BALTIMORE (WJZ)-- A Baltimore school police officer was acquitted Wednesday on charges that she was complicit in the slapping of a student that was caught on tape, according to the Baltimore Sun.

Saverna Bias, 53, was found not guilty of second-degree assault and misconduct in office for the March 2016 incident at the REACH Partnership School, in which another officer was captured on cell phone video striking a then-16-year-old student who the officers believed to be trespassing.

RELATED: Baltimore School Police Officer Seen Slapping Young Man In Video

The victim, who cannot be identified because he is a juvenile, was enrolled at REACH but had attended school just eight days out of the past 180 school days. On March 1, he and Deandre Henderson, a non-student, visited the school dressed in street clothes instead of uniforms, and the officers pegged them as trespassers and asked them to leave.
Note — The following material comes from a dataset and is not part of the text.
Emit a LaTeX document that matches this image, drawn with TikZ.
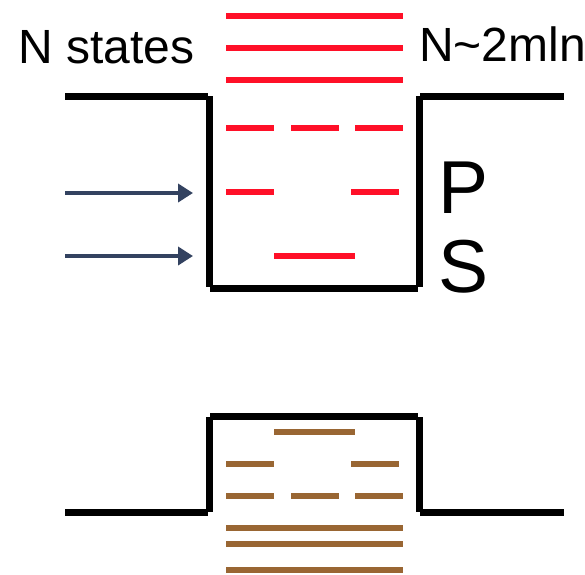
\documentclass[tikz,border=0pt]{standalone}
\usepackage{fontspec}
\setmainfont{Liberation Sans}
\usetikzlibrary{arrows.meta}
\definecolor{lvlred}{HTML}{FF1028}
\definecolor{lvlbrown}{HTML}{996633}
\definecolor{arrblue}{HTML}{334260}

\begin{document}
\begin{tikzpicture}[x=1pt, y=-1pt,
  wall/.style={line width=7pt, black},
  lvl/.style={line width=6pt, lvlred},
  blvl/.style={line width=6pt, lvlbrown},
  arr/.style={-{Triangle[length=15pt,width=18pt]}, line width=3.8pt, arrblue},
  lbl/.style={inner sep=0pt, font=\fontsize{48}{48}\selectfont},
  big/.style={inner sep=0pt, font=\fontsize{75}{75}\selectfont}
]
\useasboundingbox (0,0) rectangle (585,574);
% upper well
\draw[wall] (65,96) -- (208,96);
\draw[wall] (209,96) -- (209,287);
\draw[wall] (210,288) -- (418,288);
\draw[wall] (419,287) -- (419,96);
\draw[wall] (420,96) -- (564,96);
\draw[lvl] (226,16) -- (403,16);
\draw[lvl] (226,48) -- (403,48);
\draw[lvl] (226,80) -- (403,80);
\draw[lvl] (226,128) -- (274,128) (291,128) -- (339,128) (355,128) -- (403,128);
\draw[lvl] (226,192) -- (274,192) (351,192) -- (399,192);
\draw[lvl] (274,256) -- (355,256);
% labels
\node[lbl, anchor=base west] (nstates) at (18,63) {N states};
\node[lbl, anchor=base west] (nmln) at (419,61) {N\char`\~2mln};
\node[big, anchor=base west] (plbl) at (438,213) {P};
\node[big, anchor=base west] (slbl) at (438,292) {S};
% incoming arrows
\coordinate (pin) at (65,193);
\coordinate (pend) at (193,193);
\coordinate (sin) at (65,256);
\coordinate (send) at (193,256);
\draw[arr] (pin) -- (pend);
\draw[arr] (sin) -- (send);
% lower well
\draw[wall] (65,512) -- (208,512);
\draw[wall] (209,512) -- (209,417);
\draw[wall] (210,416) -- (418,416);
\draw[wall] (419,417) -- (419,512);
\draw[wall] (420,512) -- (564,512);
\draw[blvl] (274,432) -- (355,432);
\draw[blvl] (226,464) -- (274,464) (351,464) -- (399,464);
\draw[blvl] (226,496) -- (274,496) (291,496) -- (339,496) (355,496) -- (403,496);
\draw[blvl] (226,528) -- (403,528);
\draw[blvl] (226,544) -- (403,544);
\draw[blvl] (226,570) -- (403,570);
\end{tikzpicture}
\end{document}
Henderson said they had visited the school so his friend could pick up his backpack from his locker, and their plan was to leave and hang out. The victim, however, said he intended to attend class and had no locker.

When the officers escorted the teens from the school, Bias noticed a knife clipped inside of the student's pocket and confiscated it. He became upset, and said Bias told Anthony Spence "to come over and slap me." He denied spitting on Spence, the officer seen slapping the victim in the video.

The state argued that Bias was guilty of assault by a theory of "accomplice liability," in which someone who aids in or encourages an assault is guilty. For misconduct in office, they argued she was guilty for encouraging an assault as a law enforcement officer and not intervening.